É, por isso, de deduzir que o caminho agora divulgado pela EEM, de apostar na alimentação e na cosmética, tenha sido influenciado pelo estudo. No entanto, essa não é uma conclusão nova.

Em Março de 2017, o DIÁRIO noticiava: ‘Microalgas do Porto Santo na ementa oficial’. Então escreveu-se: “As microalgas marinhas da Ilha do Porto Santo integraram a ementa da cerimónia oficial de apresentação da Fundação Oceano Azul (FOA), evento que decorreu, na semana passada, no Convento do Beato, em Lisboa, contando com a presença de várias entidades, entre as quais o Presidente da República, Marcelo Rebelo de Sousa.”

No evento estiveram o então presidente da EEM, Rui Rebelo, e Pedro Escudero da Buggypower.

No ano seguinte, 2018, a EEM organizou o que pretendeu ser uma inauguração da fábrica e a que o Governo Regional chamou de visita.

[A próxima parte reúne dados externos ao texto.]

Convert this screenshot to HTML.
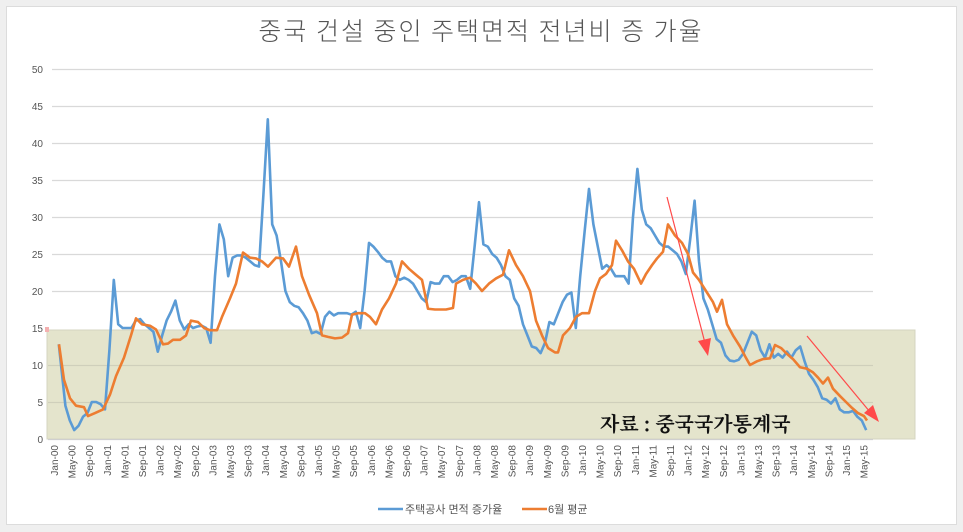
<!DOCTYPE html>
<html><head><meta charset="utf-8"><style>
html,body{margin:0;padding:0;background:#efefef;}
body{width:963px;height:532px;overflow:hidden;position:relative;font-family:"Liberation Sans","Noto Sans CJK KR",sans-serif;}
</style></head><body>
<svg width="963" height="532" xmlns="http://www.w3.org/2000/svg" style="position:absolute;left:0;top:0">
<rect x="0" y="0" width="963" height="532" fill="#efefef"/>
<rect x="6.5" y="6.5" width="950" height="518" fill="#fff" stroke="#dcdcdc"/>
<text x="481" y="40" text-anchor="middle" font-family="'Noto Sans CJK KR',sans-serif" font-weight="300" font-size="25" fill="#555" letter-spacing="2">중국 건설 중인 주택면적  전년비 증 가율</text>
<rect x="47" y="330" width="868" height="109" fill="#e4e4cc" stroke="#d4d4c0"/>
<rect x="45" y="327" width="4" height="5" fill="#f4b0b0"/>
<g stroke="#d9d9d9" stroke-width="1.3">
<line x1="52" x2="873" y1="69.5" y2="69.5"/><line x1="52" x2="873" y1="106.5" y2="106.5"/>
<line x1="52" x2="873" y1="143.5" y2="143.5"/><line x1="52" x2="873" y1="180.5" y2="180.5"/>
<line x1="52" x2="873" y1="217.5" y2="217.5"/><line x1="52" x2="873" y1="254.5" y2="254.5"/>
<line x1="52" x2="873" y1="291.5" y2="291.5"/>
</g>
<g stroke="#cfcfbb" stroke-width="1.3">
<line x1="48" x2="873" y1="365.5" y2="365.5"/><line x1="48" x2="873" y1="402.5" y2="402.5"/>
</g>
<line x1="48" x2="873" y1="439.5" y2="439.5" stroke="#cfcfcf" stroke-width="1.3"/>
<g font-size="10" fill="#555" text-anchor="end">
<text x="43" y="73">50</text><text x="43" y="110">45</text><text x="43" y="147">40</text>
<text x="43" y="184">35</text><text x="43" y="221">30</text><text x="43" y="258">25</text>
<text x="43" y="295">20</text><text x="43" y="332">15</text><text x="43" y="369">10</text>
<text x="43" y="406">5</text><text x="43" y="443">0</text>
</g>
<g font-size="10" fill="#555" text-anchor="end">
<text transform="translate(58,445) rotate(-90)">Jan-00</text><text transform="translate(75.6,445) rotate(-90)">May-00</text><text transform="translate(93.2,445) rotate(-90)">Sep-00</text>
<text transform="translate(110.8,445) rotate(-90)">Jan-01</text><text transform="translate(128.4,445) rotate(-90)">May-01</text><text transform="translate(146,445) rotate(-90)">Sep-01</text>
<text transform="translate(163.6,445) rotate(-90)">Jan-02</text><text transform="translate(181.2,445) rotate(-90)">May-02</text><text transform="translate(198.8,445) rotate(-90)">Sep-02</text>
<text transform="translate(216.4,445) rotate(-90)">Jan-03</text><text transform="translate(234,445) rotate(-90)">May-03</text><text transform="translate(251.6,445) rotate(-90)">Sep-03</text>
<text transform="translate(269.2,445) rotate(-90)">Jan-04</text><text transform="translate(286.8,445) rotate(-90)">May-04</text><text transform="translate(304.4,445) rotate(-90)">Sep-04</text>
<text transform="translate(322,445) rotate(-90)">Jan-05</text><text transform="translate(339.6,445) rotate(-90)">May-05</text><text transform="translate(357.2,445) rotate(-90)">Sep-05</text>
<text transform="translate(374.8,445) rotate(-90)">Jan-06</text><text transform="translate(392.4,445) rotate(-90)">May-06</text><text transform="translate(410,445) rotate(-90)">Sep-06</text>
<text transform="translate(427.6,445) rotate(-90)">Jan-07</text><text transform="translate(445.2,445) rotate(-90)">May-07</text><text transform="translate(462.8,445) rotate(-90)">Sep-07</text>
<text transform="translate(480.4,445) rotate(-90)">Jan-08</text><text transform="translate(498,445) rotate(-90)">May-08</text><text transform="translate(515.6,445) rotate(-90)">Sep-08</text>
<text transform="translate(533.2,445) rotate(-90)">Jan-09</text><text transform="translate(550.8,445) rotate(-90)">May-09</text><text transform="translate(568.4,445) rotate(-90)">Sep-09</text>
<text transform="translate(586,445) rotate(-90)">Jan-10</text><text transform="translate(603.6,445) rotate(-90)">May-10</text><text transform="translate(621.2,445) rotate(-90)">Sep-10</text>
<text transform="translate(638.8,445) rotate(-90)">Jan-11</text><text transform="translate(656.4,445) rotate(-90)">May-11</text><text transform="translate(674,445) rotate(-90)">Sep-11</text>
<text transform="translate(691.6,445) rotate(-90)">Jan-12</text><text transform="translate(709.2,445) rotate(-90)">May-12</text><text transform="translate(726.8,445) rotate(-90)">Sep-12</text>
<text transform="translate(744.4,445) rotate(-90)">Jan-13</text><text transform="translate(762,445) rotate(-90)">May-13</text><text transform="translate(779.6,445) rotate(-90)">Sep-13</text>
<text transform="translate(797.2,445) rotate(-90)">Jan-14</text><text transform="translate(814.8,445) rotate(-90)">May-14</text><text transform="translate(832.4,445) rotate(-90)">Sep-14</text>
<text transform="translate(850,445) rotate(-90)">Jan-15</text><text transform="translate(867.6,445) rotate(-90)">May-15</text>
</g>
<g transform="translate(61,439) scale(4.4,-7.4)">
<polyline fill="none" stroke="#5b9bd5" stroke-width="2.6" vector-effect="non-scaling-stroke" stroke-linejoin="round" points="-0.5,12.8 1,4.5 2,2.5 3,1.2 4,1.8 5,3 6,3.5 7,5 8,5 9,4.7 10,4 11,12 12,21.5 13,15.5 14,15 15,15 16,15 17,16 18,16.2 19,15.5 20,15 21,14.5 22,11.8 23,14 24,16 25,17.2 26,18.7 27,16 28,14.8 29,15.5 30,15 31,15.2 32,15.3 33,15 34,13 35,22 36,29 37,27 38,22 39,24.5 40,24.8 41,24.8 42,24.5 43,24 44,23.5 45,23.3 46,33 47,43.2 48,29 49,27.5 50,24 51,20 52,18.5 53,18 54,17.8 55,17 56,16 57,14.3 58,14.5 59,14.2 60,16.5 61,17.2 62,16.7 63,17 64,17 65,17 66,16.8 67,17.2 68,15 69,20 70,26.5 71,26 72,25.3 73,24.5 74,24 75,24 76,22 77,21.5 78,21.8 79,21.5 80,21 81,20 82,19 83,18.5 84,21.2 85,21 86,21 87,22 88,22 89,21.2 90,21.5 91,22 92,22 93,20.3 94,26 95,32 96,26.3 97,26 98,25 99,24.5 100,23.5 101,22 102,21.5 103,19 104,18 105,15.5 106,14 107,12.5 108,12.3 109,11.6 110,13 111,15.8 112,15.5 113,17 114,18.5 115,19.5 116,19.8 117,15 118,22 119,28 120,33.8 121,29 122,26 123,23 124,23.5 125,23 126,22 127,22 128,22 129,21 130,30 131,36.5 132,31 133,29 134,28.5 135,27.5 136,26.5 137,26 138,26 139,25.5 140,25 141,24 142,22.3 143,27 144,32.2 145,24 146,19 147,17.5 148,15.5 149,13.5 150,13 151,11.3 152,10.6 153,10.5 154,10.7 155,11.5 156,13 157,14.5 158,14 159,12 160,11 161,12.8 162,11 163,11.5 164,11 165,11.8 166,11 167,12 168,12.5 169,10.5 170,8.8 171,8 172,7 173,5.5 174,5.3 175,4.8 176,5.5 177,4 178,3.6 179,3.6 180,3.8 181,3 182,2.5 183,1.2"/>
</g>
<g transform="translate(0,439) scale(1,-7.4)">
<polyline fill="none" stroke="#ed7d31" stroke-width="2.6" vector-effect="non-scaling-stroke" stroke-linejoin="round" points="59,12.8 64,8 70,5.5 76,4.5 84,4.3 88,3.1 95,3.5 103,4 110,6 116,8.5 124,11 131,14 136,16.3 142,15.5 150,15.3 156,14.8 163,12.8 168,12.9 173,13.4 180,13.4 186,14 191,16 198,15.8 204,15 210,14.7 217,14.7 222,16.5 230,19 236,21 243,25.2 250,24.5 256,24.4 262,24 268,23.3 276,24.5 283,24.4 289,23.3 296,26 302,22 309,19.5 317,17 322,14 328,13.8 335,13.6 342,13.7 348,14.3 352,16.8 358,17 365,17 370,16.5 376,15.5 382,17.5 389,19 396,21 402,24 409,23 415,22.3 422,21.5 428,17.6 435,17.5 446,17.5 453,17.7 456,21 463,21.5 470,21.8 476,21 482,20 489,21 496,21.7 503,22.2 509,25.5 516,23.5 523,22 530,20 536,16 542,14 548,12.3 555,11.7 558,11.7 563,14 570,15 576,16.5 582,17 589,17 595,20 600,21.7 606,22.3 612,23.5 616,26.8 622,25.5 628,24 634,23 641,21 646,22.3 652,23.5 657,24.4 663,25.3 668,29 675,27.5 682,26.5 688,25 693,22.5 699,21.5 706,20 713,18.5 717,17.2 722,18.8 727,15.5 733,14 740,12.5 745,11.2 750,10 757,10.5 763,10.8 770,10.9 775,12.7 781,12.3 787,11.5 793,10.8 800,9.7 807,9.5 813,9 818,8.3 823,7.5 828,8.3 833,6.8 840,5.8 846,5 852,4.2 858,3.5 864,3.1 867,2.5"/>
</g>
<g stroke="#ff4a4a" stroke-width="1.2" fill="#ff4a4a">
<line x1="667" y1="197" x2="705" y2="343"/>
<polygon points="708,356 698,341 711,338" stroke="none"/>
<line x1="807" y1="336" x2="870" y2="412"/>
<polygon points="879,422 864,413 873,405" stroke="none"/>
</g>
<text x="600" y="431" font-family="'Noto Serif CJK SC','Noto Sans CJK KR',serif" font-weight="bold" font-size="20" fill="#111">자료 : 중국국가통계국</text>
<line x1="378" y1="509" x2="403" y2="509" stroke="#5b9bd5" stroke-width="2.6"/>
<text x="405" y="513" font-size="11" fill="#555">주택공사 면적 증가율</text>
<line x1="522" y1="509" x2="547" y2="509" stroke="#ed7d31" stroke-width="2.6"/>
<text x="548" y="513" font-size="11" fill="#555">6월 평균</text>
</svg>
</body></html>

No final dessa visita/inauguração, foi apresentado um conjunto de produtos alimentares e farmacêuticos alegadamente desenvolvidos pela empresa, que tinha o objectivo de os introduzir no mercado internacional. Ao que afirmaram os responsáveis da Buggypower e da EMM, eram “produtos de primeira linha, com elevado valor e com muita procura.”

Nessa altura, Rui Rebelo estimou que, em 15 anos, os 45 milhões de euros investidos (montante então admitido) teriam retornado à origem (EEM).

Assim, é falso que a EEM redireccione agora a produção de microalgas marinhas, do Porto Santo, para a área alimentar e cosmética. Esse redireccionamento e assumpção da mudança aconteceram a partir de sensivelmente 2015 e a necessidade de o fazer já era conhecida havia vários anos.